I just got some beautiful new birchpanels from Micah Bailey of Oak Hill Farm (contact me if you’re in Alabama and want to order panels from him). They’re so pretty I almost don’t want to paint on them… but of course I will. First, though, priming.
As you probably know, you can’t paint directly onto wood with oil paints. In a nutshell chemical reactions between the oil and the wood cause the wood to disintegrate and the paint to change colors. Since I normally paint on metal or on pre-primed surfaces, I did a ton of research on how to prepare my panels. My best two sources of information were Ampersand’s website and the knowledgeable people at Gamblin Artist Colors. You can actually call Gamblin for technical support and they’re so so kind.
Just for kicks I tried a couple of different priming techniques to see what I prefer. I applied just plain ol’ clear gesso to one and Gamblin ground for oils to the other.

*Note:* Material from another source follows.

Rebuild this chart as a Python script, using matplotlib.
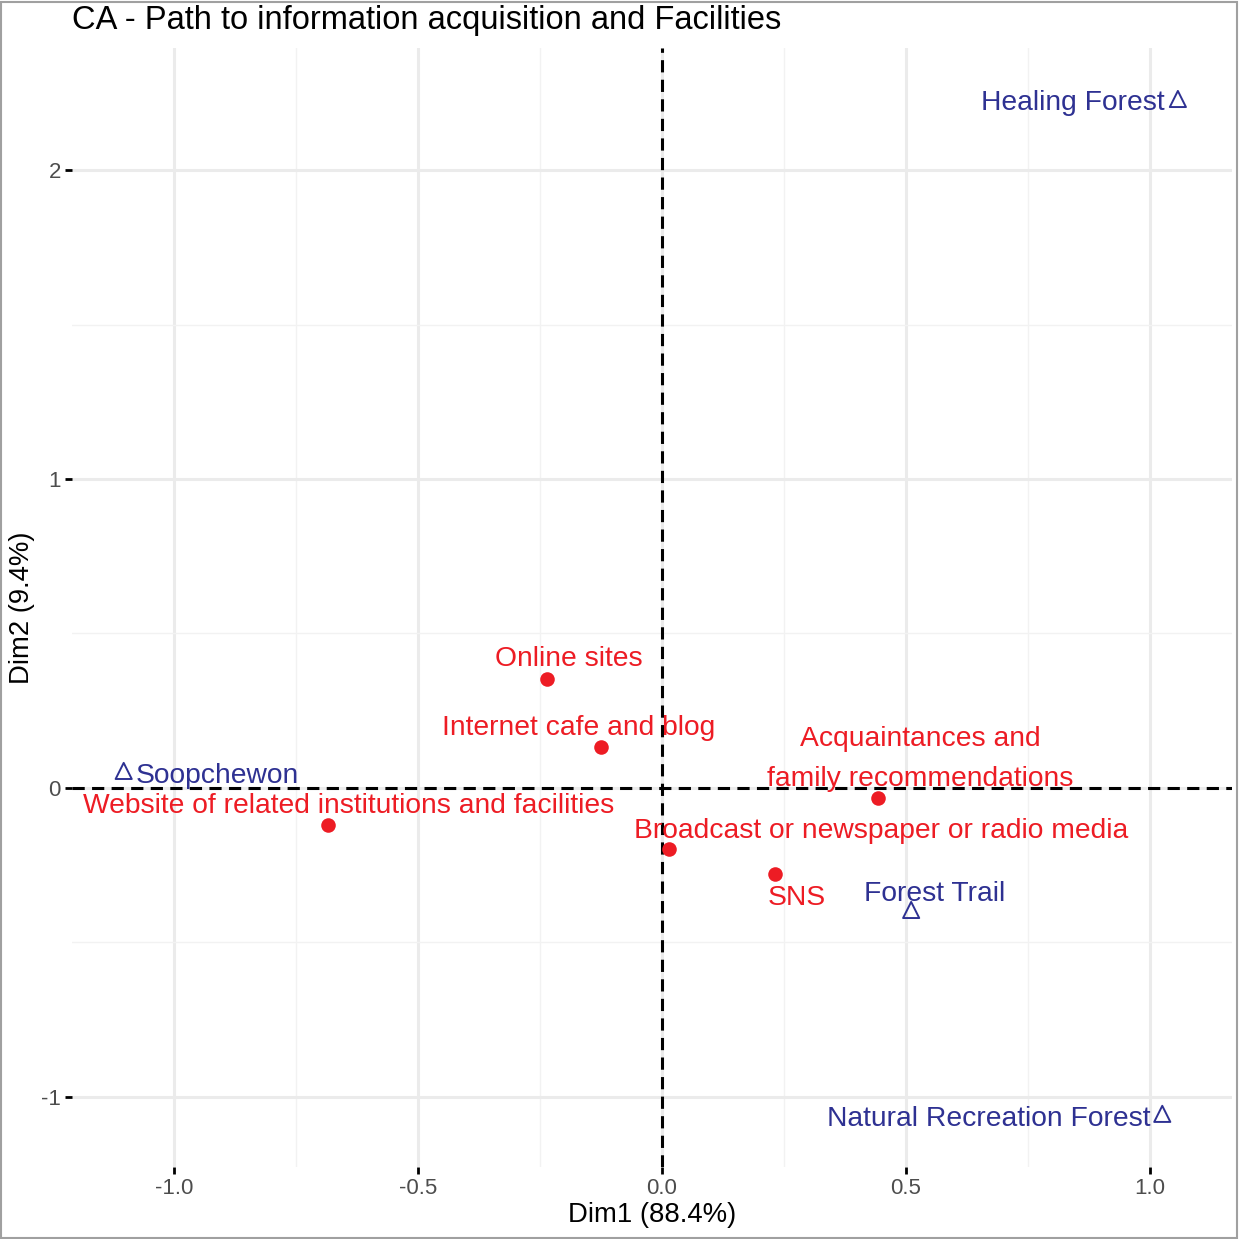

The gesso was definitely easier to apply and cheaper. But… I went with the Gamblin ground (btw, I swear I’m not getting paid for any of this by anyone). The reason- I love smooth surfaces and the ground (when applied correctly) gave me a super smooth finish. The process is a little picky, so here’s my best advice: a little goes a long way. I mean a really long way. Apply really really thin coats. Let it dry at least 24 hrs (if I put it on too thick it ended up being longer than 24 hrs). Sand, apply again. It says you just need 2 coats, but I actually did 4. Tada! Primed panel ready for some painting love.